LTV:CAC
📖 3 min readUpdated 2026-04-19
LTV:CAC is whether the customers you acquire are worth more than what you paid to acquire them. It's the single most important unit economic for paid advertising businesses. Below 3:1 you're fragile; above 5:1 you can scale profitably.
Definitions
LTV (Lifetime Value)
Total gross profit a customer generates over their relationship with you.
LTV = Gross profit per customer × years as customer
CAC (Customer Acquisition Cost)
Total cost to acquire one customer, including ad spend + any associated costs.
CAC = Total ad spend / Customers acquired
Target ratios by business type
- DTC single-purchase: 3:1 minimum, 5:1 healthy
- DTC subscription: 4-10:1 range
- SaaS: 3:1 minimum, aim for 5:1+
- B2B high-ticket: 5-10:1
- Marketplace: variable; depends on take rate and repeat
Why 3:1 minimum
LTV is gross profit, not revenue. From 3x gross profit, you need to cover:
- Overhead, salaries, infrastructure
- Product development
- Non-ad marketing spend
- Profit/dividends
1:1 or 2:1 means you're paying for customers without leaving room for the business to exist.
Payback period
How quickly you recover CAC. Rule of thumb:
- Under 6 months: healthy
- 6-12 months: acceptable
- 12-24 months: risky (needs strong retention)

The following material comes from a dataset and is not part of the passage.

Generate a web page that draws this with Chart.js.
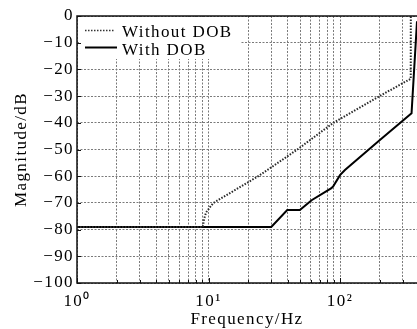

- 24+ months: break-even on acquisition, all profit from retention
Improving LTV:CAC
Reduce CAC
- Better creative → lower CPC, higher conversion
- Better landing pages
- Less expensive channels
Increase LTV
- Upsells and cross-sells
- Subscription (higher retention)
- Raise prices
- Reduce churn
- Expand offering
The segmentation reveal
Blended LTV:CAC often hides truth. Segment:
- By channel (Meta CAC vs Google CAC)
- By customer type
- By product/offer
- By cohort
Often some segments are 1.5:1 while others are 8:1. Shifting budget into the 8:1 segments is where growth comes from.